Sunspring may represent a baby step toward the expectation that an AI will inevitably write a traditional, narrative screenplay for a major motion picture. As I wrote in a very early post, a comparison between human-only, formulaic script development and machine-made or assisted, formulaic script development may prove to be indistinguishable. Instead of leading down that path, however, Sunspring reminds us that cinema is often most compelling when convention and formula are broken. And giving the responsibility to an AI of writing the blueprint for a film is certainly one way to achieve broken conventions—not unlike the artist who might experiment with narcotics to break down barriers to his or her subconscious. Naturally, the more an AI resembles or reflects us, the more we assume its destiny is to replace us. This is always the two-part conversation, right? There’s the gadget question that asks what an AI can accomplish, but there’s also the existential question that asks at what point we can say the AI has an identity, which is really a reflexive inquiry about our own existence.
So, here’s a hall-of-mirrors thought exercise: might a more advanced AI than Benjamin have written a very different screenplay for the film The Enigma Code about the life and work of Alan Turing? Personally, I like certain things about that film but was ultimately disappointed because I felt the work neglected an opportunity to explore the narrative in which the father of AI—the inventor of the Turing Test to determine the “identity” of the machine—was a man who literally had to pretend to be someone he was not.
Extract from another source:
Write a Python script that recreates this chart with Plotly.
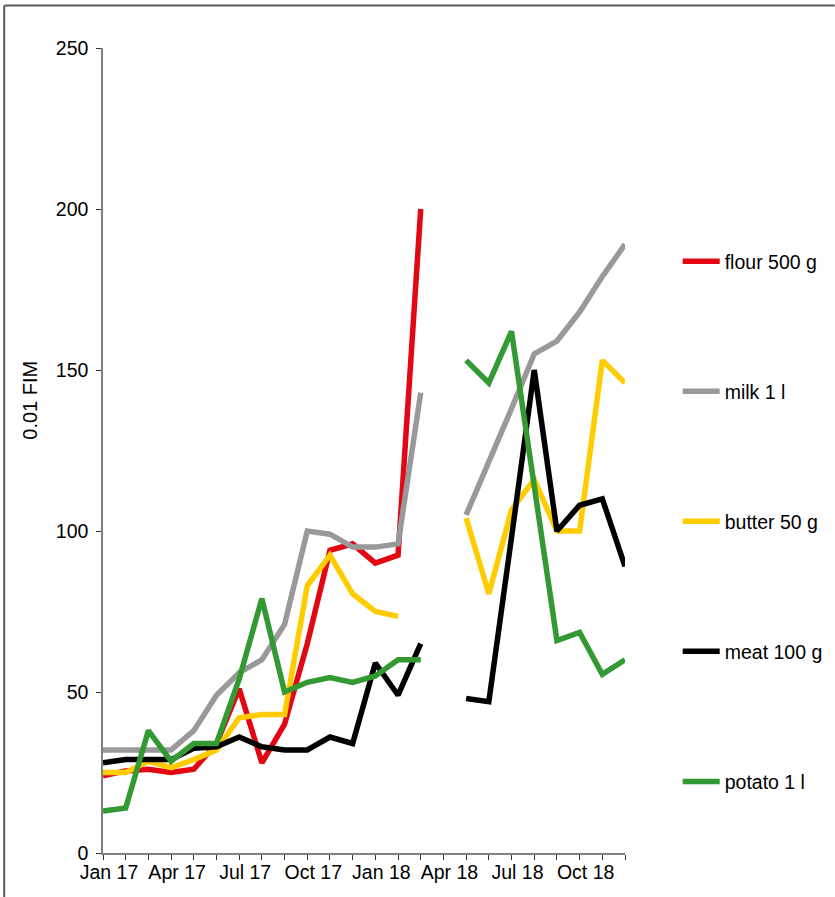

So, if Benjamin’s great-grandson were the co-writer of a biopic about Alan Turing, might “he” bring a unique empathy for Turing’s duality given the AI’s own centaur-like existence? And if so, wouldn’t we have to call that writing? I think we would. On the other hand, absent the capacity for empathy or the existential question, the script is just barely structured words on a page that, as in Sunspring, only humans can interpret has having any meaning at all.